Yes China is complicit in this, they also fought the other side in Vietnam but the whole of Vietnam is now friendly to the US and economically it is benefitting finally. A divided Korea helps China and is a buffer. They need to be called out on it and much of the turn for North Korea has to come from China but we can encourage that.

We should have worked harder at getting North Korea on our side much much earlier, 60+ years of division is not the solution.

What is your idea of "working harder" in this case? Are you familiar with what was attempted?
I am familiar with what we did, maybe not all but much of it, and do today for South Korea.

We also have attempted many things on North Korea but much of it is from a position of force for many reasons including internal conflict, ideology and external players.

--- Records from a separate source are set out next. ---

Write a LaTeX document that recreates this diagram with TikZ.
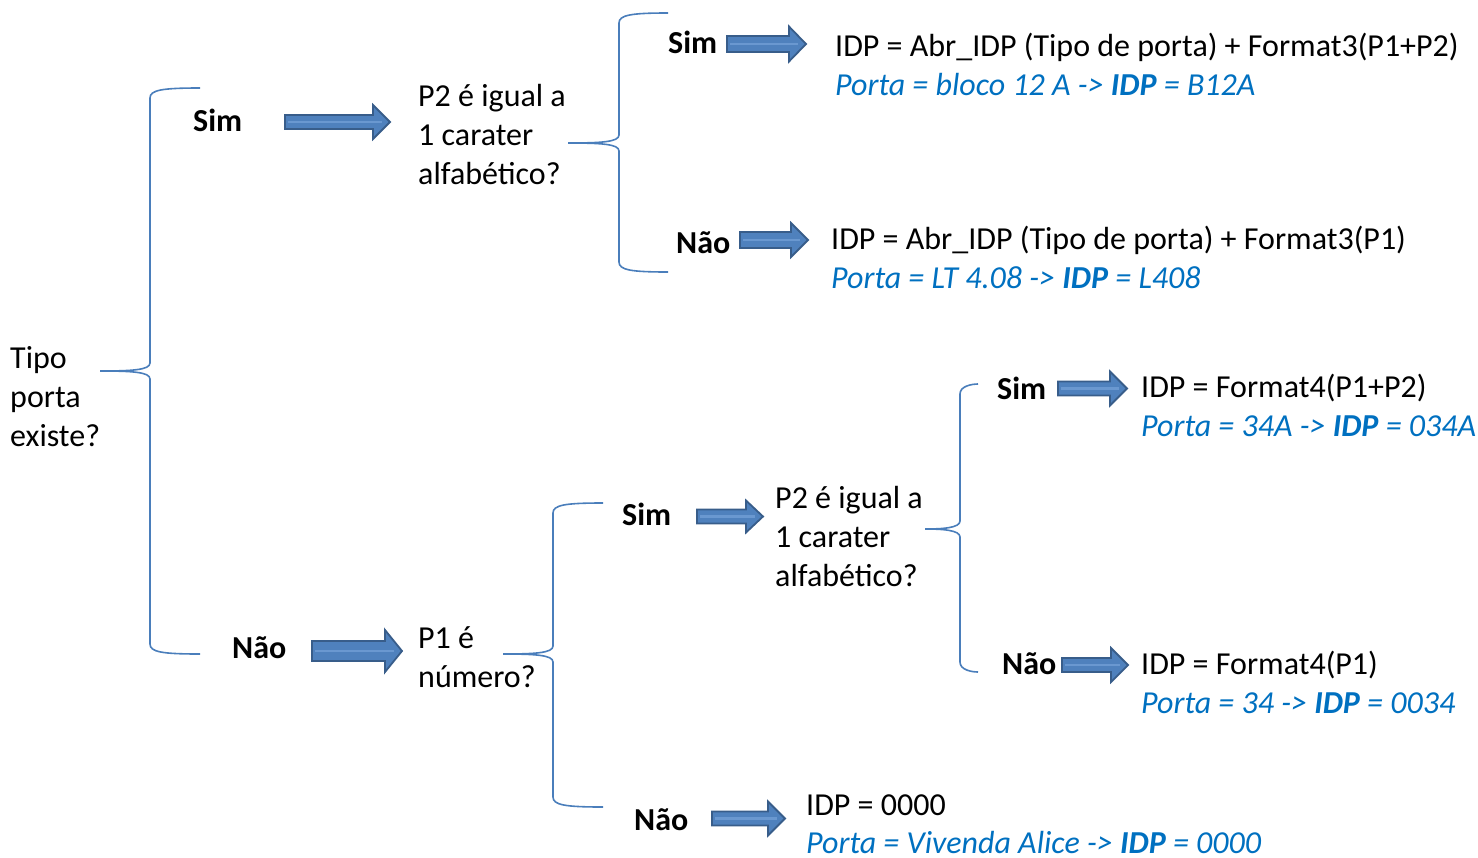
\documentclass[tikz,border=0pt]{standalone}
\usepackage{fontspec}
\setmainfont{Carlito}
\definecolor{bracec}{HTML}{4A7EBB}
\definecolor{arrfill}{HTML}{4F81BD}
\definecolor{arrline}{HTML}{385D8A}
\definecolor{arrlight}{HTML}{6A98D0}
\definecolor{bluetxt}{HTML}{0070C0}
\newcommand\ofbrace[6]{% xend, ytop, xv, xtip, ytip, ybot
  \draw[bracesty] (#1,#2) .. controls ({#3+12},#2) and (#3,{#2+2}) .. (#3,{#2+10})
    -- (#3,{#5-8}) .. controls (#3,{#5-1}) and ({#3-18},#5) .. (#4,#5)
    .. controls ({#3-18},#5) and (#3,{#5+1}) .. (#3,{#5+8})
    -- (#3,{#6-10}) .. controls (#3,{#6-2}) and ({#3+12},#6) .. (#1,#6);}
\newcommand\blkarrow[5]{% x1, x2, y, shaft half, head half
  \filldraw[arrowsty] (#1,{#3-#4}) -- ({#2-17},{#3-#4}) -- ({#2-17},{#3-#5}) -- (#2,#3)
    -- ({#2-17},{#3+#5}) -- ({#2-17},{#3+#4}) -- (#1,{#3+#4}) -- cycle;
  \draw[arrlight, line width=2.5pt] ({#1+3},#3) -- ({#2-8},#3);}
\begin{document}
\begin{tikzpicture}[x=1pt,y=-1pt,
  txt/.style={anchor=base west, inner sep=0pt, font=\fontsize{32}{39}\selectfont},
  lbl/.style={txt, font=\fontsize{32}{39}\selectfont\bfseries},
  ex/.style={txt, text=bluetxt, font=\fontsize{32}{39}\selectfont\itshape},
  bracesty/.style={bracec, line width=1.6pt},
  arrowsty/.style={fill=arrfill, draw=arrline, line width=1.8pt, line join=miter}]
\useasboundingbox (0,0) rectangle (1478,857);
% braces
\ofbrace{200}{88}{150}{100}{371}{654}
\ofbrace{668}{13}{619}{568}{143}{272}
\ofbrace{603}{503}{553}{503}{654}{807}
\ofbrace{978}{384}{960}{925}{529}{672}
% left question
\node[txt] (tipo) at (10,368) {Tipo};
\node[txt] (tipo2) at (10,407) {porta};
\node[txt] (tipo3) at (10,446) {existe?};
% first level
\node[lbl] (sim1) at (193,131) {Sim};
\node[lbl] (nao1) at (232,658) {Não};
\blkarrow{285}{390}{122}{7}{17}
\blkarrow{312}{402}{651}{10}{21}
\node[txt] (q1) at (418,106) {P2 é igual a};
\node[txt] (q1b) at (418,145) {1 carater};
\node[txt] (q1c) at (418,184) {alfabético?};
\node[txt] (q2) at (418,648) {P1 é};
\node[txt] (q2b) at (418,687) {número?};
% upper branch
\node[lbl] (sim2) at (668,53) {Sim};
\blkarrow{727}{806}{44}{8}{17.5}
\node[txt] (r1) at (835,56) {IDP = Abr\_IDP (Tipo de porta) + Format3(P1+P2)};
\node[ex] (r1b) at (835,95) {Porta = bloco 12 A -> \textbf{IDP} = B12A};
\node[lbl] (nao2) at (676,253) {Não};
\blkarrow{740}{808}{240}{8}{17}
\node[txt] (r2) at (831,249) {IDP = Abr\_IDP (Tipo de porta) + Format3(P1)};
\node[ex] (r2b) at (831,288) {Porta = LT 4.08 -> \textbf{IDP} = L408};
% lower branch
\node[lbl] (sim3) at (622,525) {Sim};
\blkarrow{697}{763}{516.5}{7}{16}
\node[txt] (q3) at (775,508) {P2 é igual a};
\node[txt] (q3b) at (775,547) {1 carater};
\node[txt] (q3c) at (775,586) {alfabético?};
\node[lbl] (nao3) at (634,830) {Não};
\blkarrow{712}{785}{818.5}{7}{17}
\node[txt] (r3) at (806,815) {IDP = 0000};
\node[ex] (r3b) at (806,853) {Porta = Vivenda Alice -> \textbf{IDP} = 0000};
% lower right
\node[lbl] (sim4) at (997,399) {Sim};
\blkarrow{1058}{1127}{388.5}{7}{17}
\node[txt] (r4) at (1141,397) {IDP = Format4(P1+P2)};
\node[ex] (r4b) at (1141,436) {Porta = 34A -> \textbf{IDP} = 034A};
\node[lbl] (nao4) at (1002,674) {Não};
\blkarrow{1062}{1128}{665}{7}{17}
\node[txt] (r5) at (1141,674) {IDP = Format4(P1)};
\node[ex] (r5b) at (1141,713) {Porta = 34 -> \textbf{IDP} = 0034};
\end{tikzpicture}
\end{document}
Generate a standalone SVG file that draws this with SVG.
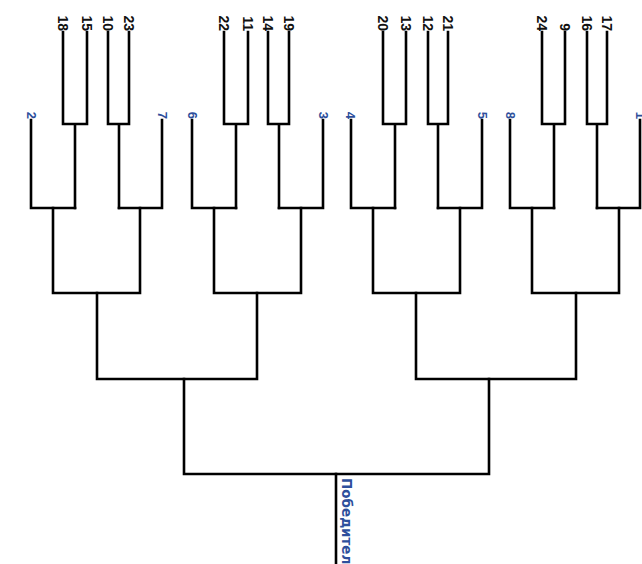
<svg xmlns="http://www.w3.org/2000/svg" width="642" height="564" viewBox="0 0 642 564">
<style>
.c{fill:none;stroke:#000;stroke-width:2.6;stroke-linecap:square;stroke-linejoin:miter}
.k{font-family:"Liberation Sans",Arial,sans-serif;font-weight:bold;font-size:14px;fill:#111;text-anchor:end}
.b{font-family:"Liberation Sans",Arial,sans-serif;font-weight:bold;font-size:13px;fill:#2e4f9c;text-anchor:end}
.w{font-family:"DejaVu Sans",sans-serif;font-weight:bold;font-size:13.5px;fill:#2e4f9c}
</style>
<rect width="642" height="564" fill="#fff"/>
<g id="connectors" class="c">
<path d="M63,32V124H87V32M75,124V208"/>
<path d="M108,32V124H129V32M119,124V208"/>
<path d="M224,32V124H248V32M236,124V208"/>
<path d="M268,32V124H289V32M279,124V208"/>
<path d="M383,32V124H406V32M395,124V208"/>
<path d="M428,32V124H448V32M438,124V208"/>
<path d="M542,32V124H565V32M554,124V208"/>
<path d="M587,32V124H607V32M597,124V208"/>
<path d="M31,120V208H75M119,208H162V120"/>
<path d="M192,120V208H236M279,208H323V120"/>
<path d="M351,120V208H395M438,208H482V120"/>
<path d="M510,120V208H554M597,208H640V120"/>
<path d="M53,208V293H140V208"/>
<path d="M214,208V293H301V208"/>
<path d="M373,208V293H460V208"/>
<path d="M532,208V293H619V208"/>
<path d="M97,293V379H257V293"/>
<path d="M416,293V379H576V293"/>
<path d="M184,379V474H489V379"/>
<path d="M336,474V566"/>
</g>
<g id="n18"><text class="k" transform="translate(58,31) rotate(90)">18</text></g>
<g id="n15"><text class="k" transform="translate(82,31) rotate(90)">15</text></g>
<g id="n10"><text class="k" transform="translate(103,31) rotate(90)">10</text></g>
<g id="n23"><text class="k" transform="translate(124,31) rotate(90)">23</text></g>
<g id="n22"><text class="k" transform="translate(219,31) rotate(90)">22</text></g>
<g id="n11"><text class="k" transform="translate(243,31) rotate(90)">11</text></g>
<g id="n14"><text class="k" transform="translate(263,31) rotate(90)">14</text></g>
<g id="n19"><text class="k" transform="translate(284,31) rotate(90)">19</text></g>
<g id="n20"><text class="k" transform="translate(378,31) rotate(90)">20</text></g>
<g id="n13"><text class="k" transform="translate(401,31) rotate(90)">13</text></g>
<g id="n12"><text class="k" transform="translate(423,31) rotate(90)">12</text></g>
<g id="n21"><text class="k" transform="translate(443,31) rotate(90)">21</text></g>
<g id="n24"><text class="k" transform="translate(537,31) rotate(90)">24</text></g>
<g id="n9"><text class="k" transform="translate(560,31) rotate(90)">9</text></g>
<g id="n16"><text class="k" transform="translate(582,31) rotate(90)">16</text></g>
<g id="n17"><text class="k" transform="translate(602,31) rotate(90)">17</text></g>
<g id="n2"><text class="b" transform="translate(26.5,119) rotate(90)">2</text></g>
<g id="n7"><text class="b" transform="translate(157.5,119) rotate(90)">7</text></g>
<g id="n6"><text class="b" transform="translate(187.5,119) rotate(90)">6</text></g>
<g id="n3"><text class="b" transform="translate(318.5,119) rotate(90)">3</text></g>
<g id="n4"><text class="b" transform="translate(345.5,119) rotate(90)">4</text></g>
<g id="n5"><text class="b" transform="translate(477.5,119) rotate(90)">5</text></g>
<g id="n8"><text class="b" transform="translate(505.5,119) rotate(90)">8</text></g>
<g id="n1"><text class="b" transform="translate(635.5,119) rotate(90)">1</text></g>
<g id="winner"><text class="w" transform="translate(342,478) rotate(90)">Победитель</text></g>
</svg>
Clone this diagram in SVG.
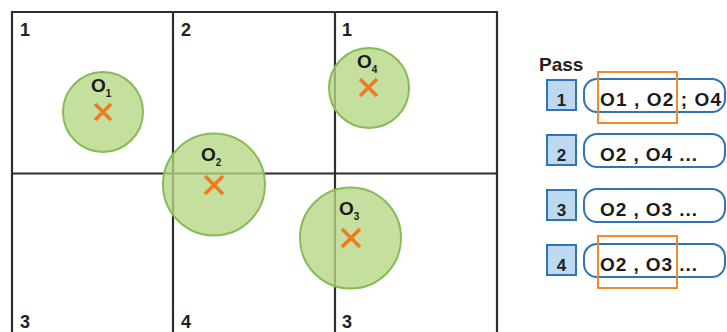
<svg xmlns="http://www.w3.org/2000/svg" width="727" height="332" viewBox="0 0 727 332">
<style>
.grid{stroke:#2e2e2e;stroke-width:2.2;fill:none}
.cell{font-family:"Liberation Sans",Arial,sans-serif;font-weight:bold;font-size:18px;fill:#222}
.zone{fill:#b5d783;fill-opacity:0.78;stroke:#86bb55;stroke-width:2}
.cross{stroke:#f07a1e;stroke-width:3.6;stroke-linecap:butt}
.olab{font-family:"Liberation Sans",Arial,sans-serif;font-weight:bold;font-size:19px;fill:#1a1a1a}
.sub{font-size:10px}
.pass{font-family:"Liberation Sans",Arial,sans-serif;font-weight:bold;font-size:19px;fill:#222}
.box{fill:#bcd9f0;stroke:#2f74b5;stroke-width:2}
.pill{fill:#fff;stroke:#2f74b5;stroke-width:2}
.num{font-family:"Liberation Sans",Arial,sans-serif;font-weight:bold;font-size:17px;fill:#222;text-anchor:middle}
.ptxt{font-family:"Liberation Sans",Arial,sans-serif;font-weight:bold;font-size:19px;fill:#1a1a1a}
.hl{fill:none;stroke:#f08a2a;stroke-width:2}
</style>
<g id="grid">
<path class="grid" d="M12,340 V12 H497 V340 M173,12 V340 M335,12 V340 M12,173.5 H497"/>
<text class="cell" x="20" y="36">1</text>
<text class="cell" x="181" y="36">2</text>
<text class="cell" x="342" y="36">1</text>
<text class="cell" x="20" y="328">3</text>
<text class="cell" x="181" y="328">4</text>
<text class="cell" x="342" y="328">3</text>
</g>
<g id="O1">
<circle class="zone" cx="103" cy="112" r="40"/>
<path class="cross" d="M95,104 L111,120 M111,104 L95,120"/>
<text class="olab" x="91" y="92">O<tspan class="sub" dy="5">1</tspan></text>
</g>
<g id="O2">
<circle class="zone" cx="214" cy="184.5" r="51"/>
<path class="cross" d="M205,176 L223,194 M223,176 L205,194"/>
<text class="olab" x="201" y="161">O<tspan class="sub" dy="5">2</tspan></text>
</g>
<g id="O4">
<circle class="zone" cx="369" cy="88" r="40"/>
<path class="cross" d="M360,79 L377,96 M377,79 L360,96"/>
<text class="olab" x="357" y="68">O<tspan class="sub" dy="5">4</tspan></text>
</g>
<g id="O3">
<circle class="zone" cx="350.5" cy="238" r="50.5"/>
<path class="cross" d="M342,229 L360,247 M360,229 L342,247"/>
<text class="olab" x="339" y="215">O<tspan class="sub" dy="5">3</tspan></text>
</g>
<g id="connectors"></g>
<g id="pass-title">
<text class="pass" x="539" y="71">Pass</text>
</g>
<g id="pass1">
<rect class="box" x="547" y="80" width="29" height="30"/>
<text class="num" x="561.5" y="106">1</text>
<rect class="pill" x="584" y="79" width="141" height="33" rx="13"/>
<text class="ptxt" x="600" y="106" textLength="121" lengthAdjust="spacing">O1 , O2 ; O4</text>
<rect class="hl" x="598" y="72" width="79" height="51"/>
</g>
<g id="pass2">
<rect class="box" x="547" y="135" width="29" height="30"/>
<text class="num" x="561.5" y="161">2</text>
<rect class="pill" x="584" y="134" width="141" height="33" rx="13"/>
<text class="ptxt" x="600" y="161" textLength="97" lengthAdjust="spacing">O2 , O4 ...</text>
</g>
<g id="pass3">
<rect class="box" x="547" y="190" width="29" height="30"/>
<text class="num" x="561.5" y="216">3</text>
<rect class="pill" x="584" y="189" width="141" height="33" rx="13"/>
<text class="ptxt" x="600" y="216" textLength="97" lengthAdjust="spacing">O2 , O3 ...</text>
</g>
<g id="pass4">
<rect class="box" x="547" y="245" width="29" height="30"/>
<text class="num" x="561.5" y="271">4</text>
<rect class="pill" x="584" y="244" width="141" height="33" rx="13"/>
<text class="ptxt" x="600" y="271" textLength="97" lengthAdjust="spacing">O2 , O3 ...</text>
<rect class="hl" x="598" y="236" width="79" height="52"/>
</g>
</svg>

We aren't finishing things decisively with nation building. We even have politics today that argue against nation building when they mention wars. Peace and security are only about economics and nation building, extremism is subdued in good economic systems, exasperated in bad economic situations that turn toward authoritarian systems. This is a big reason why the ME is so messed up, small force, no nation building, no economic plan, chaos ensues, large amounts of wealth are made in the chaos, lack of cultural awareness leads to the wrong people gaining power in the power vacuum etc but I digress. Not nation building goes against things like the Marshall Plans, Eisenhower Doctrine and more, this is largely our problem since the Korean war or just after.

Are you saying we did enough in 6+ decades in Korea? We didn't even get a peace treaty, they are still technically at war.